In fact, it would be a mistake to assume that all, or even most, people with aphantasia would even want to deliberately introduce imagery into their minds – whether via psychedelics or other means.

In 2020, Pearson and his colleagues showed that brain stimulation could increase the vividness of mental imagery among neurotypical participants, but the effect didn’t last for long once the stimulation was over. If a study set out to give people imagery who had never experienced that before, Pearson says it would have to be done very carefully, because it’s unclear if it would be reversible. Moreover, he says that he has concerns about the ethics of giving people imagery who’ve never had imagery before.

‘Having strong imagery is much more associated with negative mental health,’ Pearson says. ‘Anxiety, hallucinations, PTSD, maladaptive daydreaming, cravings, addiction – a whole range of things cluster with strong imagery rather than aphantasia.’ He would prefer to start with people who had once had imagery and lost it, since they are more likely to have some memory of what it’s like.
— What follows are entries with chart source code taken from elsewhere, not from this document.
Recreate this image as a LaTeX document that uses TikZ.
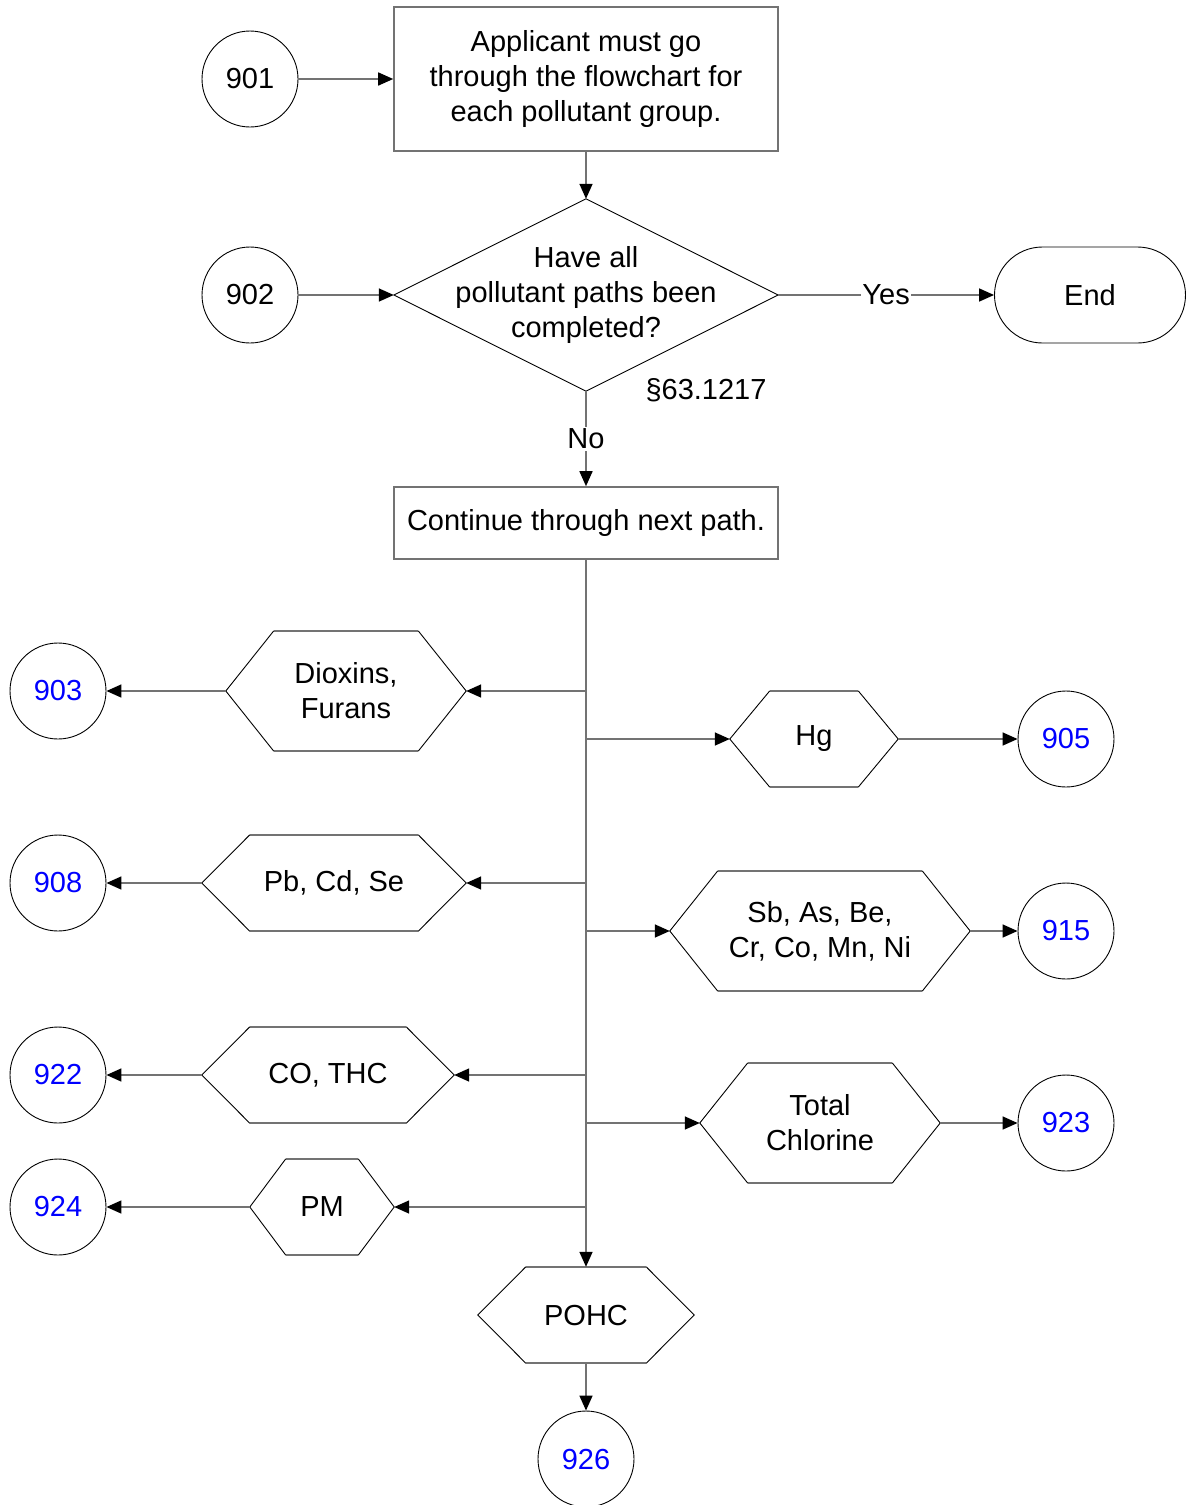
\documentclass[tikz,border=0pt]{standalone}
\usepackage{fontspec}
\setmainfont{Liberation Sans}
\usetikzlibrary{arrows.meta}
\tikzset{
  every node/.style={font=\fontsize{29}{35}\selectfont},
  ln/.style={draw=black!55, line width=1.6pt},
  thn/.style={draw=black, line width=0.9pt},
  arr/.style={ln, -{Triangle[length=15pt,width=13pt,black]}},
  conn/.style={thn, circle, minimum size=96pt, inner sep=0pt},
  ref/.style={conn, text=blue},
  box/.style={ln, rectangle, align=center, inner sep=0pt},
  term/.style={thn, rectangle, rounded corners=48pt, minimum width=191pt, minimum height=96pt},
  hex/.style={rectangle, inner sep=0pt, align=center},
}
\begin{document}
\begin{tikzpicture}[x=1pt, y=-1pt]
\useasboundingbox (0,0) rectangle (1186,1505);
\node[conn](n901) at (250,79){901};
\node[box, minimum width=384pt, minimum height=144pt](b1) at (586,79){Applicant must go\\through the flowchart for\\each pollutant group.};
\node[conn](n902) at (250,295){902};
\node[hex, minimum width=384pt, minimum height=192pt](d1) at (586,295){Have all\\pollutant paths been\\completed?};
\node[term](end) at (1090,295){End};
\node(sec) at (706,390){§63.1217};
\node[box, minimum width=384pt, minimum height=72pt](b2) at (586,523){Continue through next path.};
\draw[thn] (d1.west) -- (d1.north) -- (d1.east) -- (d1.south) -- cycle;

\node[hex, minimum width=240pt, minimum height=120pt](diox) at (346,691){Dioxins,\\Furans};
\node[hex, minimum width=168pt, minimum height=96pt](hg) at (814,739){Hg};
\node[hex, minimum width=264pt, minimum height=96pt](pb) at (334,883){Pb, Cd, Se};
\node[hex, minimum width=300pt, minimum height=120pt](sb) at (820,931){Sb, As, Be,\\Cr, Co, Mn, Ni};
\node[hex, minimum width=252pt, minimum height=96pt](co) at (328,1075){CO, THC};
\node[hex, minimum width=240pt, minimum height=120pt](tc) at (820,1123){Total\\Chlorine};
\node[hex, minimum width=144pt, minimum height=96pt](pm) at (322,1207){PM};
\node[hex, minimum width=216pt, minimum height=96pt](pohc) at (586,1315){POHC};

\node[ref](n903) at (58,691){903};
\node[ref](n905) at (1066,739){905};
\node[ref](n908) at (58,883){908};
\node[ref](n915) at (1066,931){915};
\node[ref](n922) at (58,1075){922};
\node[ref](n923) at (1066,1123){923};
\node[ref](n924) at (58,1207){924};
\node[ref](n926) at (586,1459){926};

\foreach \h/\d in {diox/48,hg/40,pb/48,sb/48,co/48,tc/48,pm/36,pohc/48}{
  \draw[ln] ([xshift=\d pt]\h.north west) -- ([xshift=-\d pt]\h.north east);
  \draw[ln] ([xshift=\d pt]\h.south west) -- ([xshift=-\d pt]\h.south east);
  \draw[thn] ([xshift=\d pt]\h.north west) -- (\h.west) -- ([xshift=\d pt]\h.south west);
  \draw[thn] ([xshift=-\d pt]\h.north east) -- (\h.east) -- ([xshift=-\d pt]\h.south east);
}

\draw[arr] (n901) -- (b1);
\draw[arr] (b1) -- (d1.north);
\draw[arr] (n902) -- (d1.west);
\draw[arr] (d1.east) -- node[fill=white, inner sep=1pt]{Yes} (end.west);
\draw[arr] (d1.south) -- node[fill=white, inner sep=2pt]{No} (b2.north);
\draw[arr] (b2) -- (pohc);
\foreach \h/\r in {diox/n903,pb/n908,co/n922,pm/n924}{
  \draw[arr] (b2.south |- \h.east) -- (\h.east);
  \draw[arr] (\h.west) -- (\r);
}
\foreach \h/\r in {hg/n905,sb/n915,tc/n923}{
  \draw[arr] (b2.south |- \h.west) -- (\h.west);
  \draw[arr] (\h.east) -- (\r);
}
\draw[arr] (pohc) -- (n926);
\end{tikzpicture}
\end{document}
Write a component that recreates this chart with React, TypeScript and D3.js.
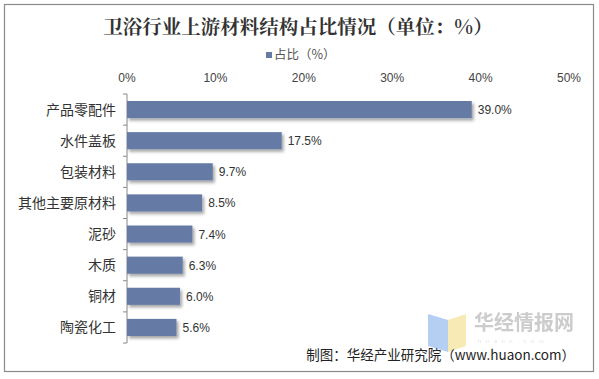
import React from "react";
import * as d3 from "d3";

const categories = ["产品零配件", "水件盖板", "包装材料", "其他主要原材料", "泥砂", "木质", "铜材", "陶瓷化工"];
const values = [39.0, 17.5, 9.7, 8.5, 7.4, 6.3, 6.0, 5.6];
const xTicks = [0, 10, 20, 30, 40, 50];
const title = "卫浴行业上游材料结构占比情况（单位：%）";
const legendLabel = "占比（%）";
const source = "制图：华经产业研究院（www.huaon.com）";

const W = 599, H = 379;
const cjk = "'Noto Sans CJK SC', 'Liberation Sans', sans-serif";
const latin = "'Liberation Sans', Arial, sans-serif";

export default function App() {
  const x = d3.scaleLinear().domain([0, 50]).range([127, 569]);
  const y = d3.scaleBand<string>().domain(categories).range([94, 343]).paddingInner(0.45).paddingOuter(0.225);
  const barColor = "#667aa6";
  const tickYs = d3.range(categories.length + 1).map((i) => 94 + (i * (343 - 94)) / categories.length);

  return (
    <svg width={W} height={H} style={{ position: "absolute", left: 0, top: 0, background: "#fff" }}>
      <defs>
        <filter id="sh" x="-10%" y="-30%" width="130%" height="190%">
          <feDropShadow dx="2" dy="2.5" stdDeviation="1.5" floodColor="#000" floodOpacity="0.35" />
        </filter>
      </defs>
      <rect x={0} y={0} width={W} height={H} fill="#fff" />
      <rect x={4.5} y={4.5} width={589} height={367} fill="none" stroke="#8a8a8a" strokeWidth={1.2} />
      <text x={298} y={34} textAnchor="middle" fontFamily="'Noto Serif CJK SC', 'Noto Sans CJK SC', serif" fontWeight="bold" fontSize={19.5} fill="#333">
        {title}
      </text>
      <rect x={266} y={52} width={6} height={6} fill={barColor} />
      <text x={274} y={59} fontFamily={cjk} fontSize={12.5} fill="#555">{legendLabel}</text>
      {xTicks.map((t) => (
        <text key={t} x={x(t)} y={82} textAnchor="middle" fontFamily={latin} fontSize={12} fill="#444">{t}%</text>
      ))}
      <line x1={127} x2={127} y1={94} y2={343} stroke="#888" strokeWidth={1} />
      {tickYs.map((ty, i) => (
        <line key={i} x1={123} x2={127} y1={ty} y2={ty} stroke="#888" strokeWidth={1} />
      ))}
      {categories.map((c, i) => (
        <g key={c}>
          <rect x={x(0)} y={y(c)!} width={x(values[i]) - x(0)} height={y.bandwidth()} fill={barColor} filter="url(#sh)" />
          <text x={116} y={y(c)! + y.bandwidth() / 2 + 5} textAnchor="end" fontFamily={cjk} fontSize={14} fill="#333">{c}</text>
          <text x={x(values[i]) + 6} y={y(c)! + y.bandwidth() / 2 + 4.5} fontFamily={latin} fontSize={12} fill="#333">{values[i].toFixed(1)}%</text>
        </g>
      ))}
      <g opacity={0.75}>
        <polygon points="428,314 448,320 448,352 428,346" fill="#9cc0ee" />
        <polygon points="448,320 466,314 466,346 448,352" fill="#f6e39c" />
        <text x={474} y={330} fontFamily={cjk} fontWeight="bold" fontSize={20} fill="#bbb">华经情报网</text>
        <text x={478} y={342.5} fontFamily={latin} fontSize={6} fill="#ddd" letterSpacing={4.5}>huaon.com</text>
      </g>
      <text x={575} y={360} textAnchor="end" fontFamily={cjk} fontSize={13.5} fill="#222">{source}</text>
    </svg>
  );
}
Rebecchi has also heard from ‘aphants’ that his report makes them not want to take psychedelics because they don’t suddenly want to have mental imagery. ‘People told me: “OK, that’s very scary, I will never take them,”’ Rebecchi says. Research into psychedelic-assisted therapy is on the increase, together with more access to legal, guided psychedelic sessions in certain US states and other countries. In this context, the possibility that psychedelics could induce visual imagery in those who have never experienced it becomes an important concern related to informed consent.

‘If it turns out this is really a thing, then we need to add it to a long list of what may happen to you [when you take psychedelics],’ says Julie Holland, a psychopharmacologist and medical advisor for the Multidisciplinary Association for Psychedelic Studies (MAPS), an organisation submitting data to the US Food and Drug Administration for approval of MDMA-assisted therapy. ‘I don’t want my brain to change,’ she adds. Holland has aphantasia, and tells me there are certain memories – like from medical school – that she’s very glad never to revisit visually.

Rebecchi’s other work is focused on cognitive and neurodiversity; he doesn’t view aphantasia as a disorder that has to be fixed. One news article headline described what happened to Anastasia as her being ‘cured’ of a rare condition. Aphants do show some differences in visual working memory, visualising the future, and dreaming, but for many people with congenital aphantasia, they’re unaware that they have it because it’s not a hindrance to everyday functioning.

‘I think it’s important and interesting to make people realise that there are other possible life experiences, and just because we are made to believe that something is missing, doesn’t mean we are deprived,’ Anastasia told Rebecchi. ‘We simply do things differently.’